## Start Dataset extract

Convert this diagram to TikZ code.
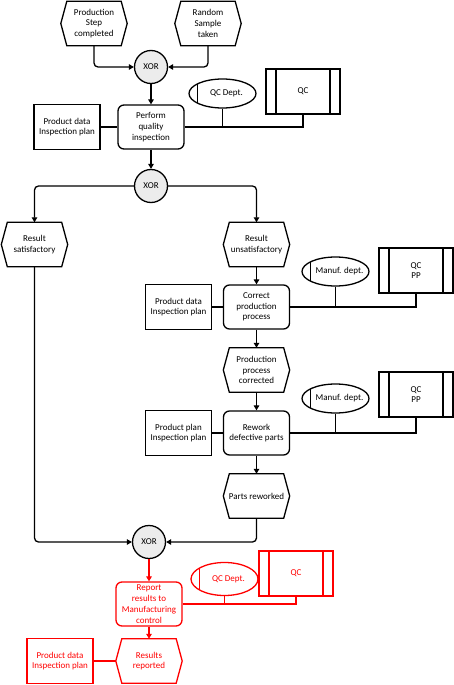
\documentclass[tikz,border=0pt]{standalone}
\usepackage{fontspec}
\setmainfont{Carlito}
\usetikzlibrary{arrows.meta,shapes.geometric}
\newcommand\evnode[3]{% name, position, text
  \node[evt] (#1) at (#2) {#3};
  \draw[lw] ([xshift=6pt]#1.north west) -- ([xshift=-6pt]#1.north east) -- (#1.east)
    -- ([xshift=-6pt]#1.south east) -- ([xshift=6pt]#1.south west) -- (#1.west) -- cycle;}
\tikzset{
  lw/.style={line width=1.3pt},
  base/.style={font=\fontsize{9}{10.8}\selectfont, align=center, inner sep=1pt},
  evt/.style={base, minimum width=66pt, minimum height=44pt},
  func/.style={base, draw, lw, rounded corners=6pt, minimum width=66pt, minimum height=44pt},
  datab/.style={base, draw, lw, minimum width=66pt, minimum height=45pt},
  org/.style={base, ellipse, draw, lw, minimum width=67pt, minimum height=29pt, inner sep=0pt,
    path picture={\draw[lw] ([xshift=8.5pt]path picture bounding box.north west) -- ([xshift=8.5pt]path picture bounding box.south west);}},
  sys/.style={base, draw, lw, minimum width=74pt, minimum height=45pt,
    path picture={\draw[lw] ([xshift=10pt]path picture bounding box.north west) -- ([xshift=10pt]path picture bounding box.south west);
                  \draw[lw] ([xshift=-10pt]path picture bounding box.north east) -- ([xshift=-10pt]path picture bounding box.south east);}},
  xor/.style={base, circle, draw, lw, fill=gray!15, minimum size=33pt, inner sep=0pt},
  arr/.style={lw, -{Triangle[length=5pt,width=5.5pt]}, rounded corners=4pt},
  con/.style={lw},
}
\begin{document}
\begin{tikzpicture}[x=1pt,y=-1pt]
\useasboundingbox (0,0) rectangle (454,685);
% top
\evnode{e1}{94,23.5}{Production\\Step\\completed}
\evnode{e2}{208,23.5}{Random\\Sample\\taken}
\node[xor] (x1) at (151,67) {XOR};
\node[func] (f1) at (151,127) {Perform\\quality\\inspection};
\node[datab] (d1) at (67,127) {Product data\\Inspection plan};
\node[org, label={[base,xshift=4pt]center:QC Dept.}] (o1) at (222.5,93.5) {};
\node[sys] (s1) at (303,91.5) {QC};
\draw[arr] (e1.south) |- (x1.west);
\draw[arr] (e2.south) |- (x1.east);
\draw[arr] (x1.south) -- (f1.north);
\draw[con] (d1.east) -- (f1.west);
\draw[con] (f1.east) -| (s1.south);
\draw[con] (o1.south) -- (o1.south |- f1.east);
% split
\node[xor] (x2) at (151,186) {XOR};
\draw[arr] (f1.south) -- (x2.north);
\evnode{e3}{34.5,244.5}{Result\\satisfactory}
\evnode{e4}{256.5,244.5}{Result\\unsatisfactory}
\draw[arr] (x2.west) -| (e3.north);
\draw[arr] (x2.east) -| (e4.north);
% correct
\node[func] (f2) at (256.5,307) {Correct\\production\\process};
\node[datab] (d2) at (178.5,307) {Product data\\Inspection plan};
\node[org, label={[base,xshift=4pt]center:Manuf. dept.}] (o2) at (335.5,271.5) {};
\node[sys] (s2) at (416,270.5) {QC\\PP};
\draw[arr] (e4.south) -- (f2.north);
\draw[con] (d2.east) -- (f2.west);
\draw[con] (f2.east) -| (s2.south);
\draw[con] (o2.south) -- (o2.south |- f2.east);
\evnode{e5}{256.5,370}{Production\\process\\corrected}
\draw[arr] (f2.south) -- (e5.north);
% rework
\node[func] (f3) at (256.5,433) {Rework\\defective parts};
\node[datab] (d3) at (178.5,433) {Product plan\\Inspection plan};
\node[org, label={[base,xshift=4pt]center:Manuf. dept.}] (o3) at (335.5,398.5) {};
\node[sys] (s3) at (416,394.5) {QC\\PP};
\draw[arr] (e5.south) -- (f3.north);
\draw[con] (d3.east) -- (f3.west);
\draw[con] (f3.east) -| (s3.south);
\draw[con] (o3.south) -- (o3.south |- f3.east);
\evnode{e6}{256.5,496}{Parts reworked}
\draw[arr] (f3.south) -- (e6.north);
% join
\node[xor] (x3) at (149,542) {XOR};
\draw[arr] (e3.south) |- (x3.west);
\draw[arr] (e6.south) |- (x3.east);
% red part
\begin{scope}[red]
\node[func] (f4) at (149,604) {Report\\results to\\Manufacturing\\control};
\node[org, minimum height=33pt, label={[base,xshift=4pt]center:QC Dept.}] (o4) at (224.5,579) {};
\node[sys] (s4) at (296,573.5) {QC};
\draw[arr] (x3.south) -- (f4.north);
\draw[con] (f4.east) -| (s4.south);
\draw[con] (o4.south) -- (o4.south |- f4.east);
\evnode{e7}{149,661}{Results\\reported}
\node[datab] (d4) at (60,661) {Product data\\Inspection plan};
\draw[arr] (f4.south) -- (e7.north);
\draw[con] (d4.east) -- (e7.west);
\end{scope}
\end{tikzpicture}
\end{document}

## End Dataset extract

Exercise: Write the listing out a second time exactly, dropping all images.

Solution to this task:
Convert this diagram to TikZ code.
\documentclass[tikz,border=0pt]{standalone}
\usepackage{fontspec}
\setmainfont{Carlito}
\usetikzlibrary{arrows.meta,shapes.geometric}
\newcommand\evnode[3]{% name, position, text
  \node[evt] (#1) at (#2) {#3};
  \draw[lw] ([xshift=6pt]#1.north west) -- ([xshift=-6pt]#1.north east) -- (#1.east)
    -- ([xshift=-6pt]#1.south east) -- ([xshift=6pt]#1.south west) -- (#1.west) -- cycle;}
\tikzset{
  lw/.style={line width=1.3pt},
  base/.style={font=\fontsize{9}{10.8}\selectfont, align=center, inner sep=1pt},
  evt/.style={base, minimum width=66pt, minimum height=44pt},
  func/.style={base, draw, lw, rounded corners=6pt, minimum width=66pt, minimum height=44pt},
  datab/.style={base, draw, lw, minimum width=66pt, minimum height=45pt},
  org/.style={base, ellipse, draw, lw, minimum width=67pt, minimum height=29pt, inner sep=0pt,
    path picture={\draw[lw] ([xshift=8.5pt]path picture bounding box.north west) -- ([xshift=8.5pt]path picture bounding box.south west);}},
  sys/.style={base, draw, lw, minimum width=74pt, minimum height=45pt,
    path picture={\draw[lw] ([xshift=10pt]path picture bounding box.north west) -- ([xshift=10pt]path picture bounding box.south west);
                  \draw[lw] ([xshift=-10pt]path picture bounding box.north east) -- ([xshift=-10pt]path picture bounding box.south east);}},
  xor/.style={base, circle, draw, lw, fill=gray!15, minimum size=33pt, inner sep=0pt},
  arr/.style={lw, -{Triangle[length=5pt,width=5.5pt]}, rounded corners=4pt},
  con/.style={lw},
}
\begin{document}
\begin{tikzpicture}[x=1pt,y=-1pt]
\useasboundingbox (0,0) rectangle (454,685);
% top
\evnode{e1}{94,23.5}{Production\\Step\\completed}
\evnode{e2}{208,23.5}{Random\\Sample\\taken}
\node[xor] (x1) at (151,67) {XOR};
\node[func] (f1) at (151,127) {Perform\\quality\\inspection};
\node[datab] (d1) at (67,127) {Product data\\Inspection plan};
\node[org, label={[base,xshift=4pt]center:QC Dept.}] (o1) at (222.5,93.5) {};
\node[sys] (s1) at (303,91.5) {QC};
\draw[arr] (e1.south) |- (x1.west);
\draw[arr] (e2.south) |- (x1.east);
\draw[arr] (x1.south) -- (f1.north);
\draw[con] (d1.east) -- (f1.west);
\draw[con] (f1.east) -| (s1.south);
\draw[con] (o1.south) -- (o1.south |- f1.east);
% split
\node[xor] (x2) at (151,186) {XOR};
\draw[arr] (f1.south) -- (x2.north);
\evnode{e3}{34.5,244.5}{Result\\satisfactory}
\evnode{e4}{256.5,244.5}{Result\\unsatisfactory}
\draw[arr] (x2.west) -| (e3.north);
\draw[arr] (x2.east) -| (e4.north);
% correct
\node[func] (f2) at (256.5,307) {Correct\\production\\process};
\node[datab] (d2) at (178.5,307) {Product data\\Inspection plan};
\node[org, label={[base,xshift=4pt]center:Manuf. dept.}] (o2) at (335.5,271.5) {};
\node[sys] (s2) at (416,270.5) {QC\\PP};
\draw[arr] (e4.south) -- (f2.north);
\draw[con] (d2.east) -- (f2.west);
\draw[con] (f2.east) -| (s2.south);
\draw[con] (o2.south) -- (o2.south |- f2.east);
\evnode{e5}{256.5,370}{Production\\process\\corrected}
\draw[arr] (f2.south) -- (e5.north);
% rework
\node[func] (f3) at (256.5,433) {Rework\\defective parts};
\node[datab] (d3) at (178.5,433) {Product plan\\Inspection plan};
\node[org, label={[base,xshift=4pt]center:Manuf. dept.}] (o3) at (335.5,398.5) {};
\node[sys] (s3) at (416,394.5) {QC\\PP};
\draw[arr] (e5.south) -- (f3.north);
\draw[con] (d3.east) -- (f3.west);
\draw[con] (f3.east) -| (s3.south);
\draw[con] (o3.south) -- (o3.south |- f3.east);
\evnode{e6}{256.5,496}{Parts reworked}
\draw[arr] (f3.south) -- (e6.north);
% join
\node[xor] (x3) at (149,542) {XOR};
\draw[arr] (e3.south) |- (x3.west);
\draw[arr] (e6.south) |- (x3.east);
% red part
\begin{scope}[red]
\node[func] (f4) at (149,604) {Report\\results to\\Manufacturing\\control};
\node[org, minimum height=33pt, label={[base,xshift=4pt]center:QC Dept.}] (o4) at (224.5,579) {};
\node[sys] (s4) at (296,573.5) {QC};
\draw[arr] (x3.south) -- (f4.north);
\draw[con] (f4.east) -| (s4.south);
\draw[con] (o4.south) -- (o4.south |- f4.east);
\evnode{e7}{149,661}{Results\\reported}
\node[datab] (d4) at (60,661) {Product data\\Inspection plan};
\draw[arr] (f4.south) -- (e7.north);
\draw[con] (d4.east) -- (e7.west);
\end{scope}
\end{tikzpicture}
\end{document}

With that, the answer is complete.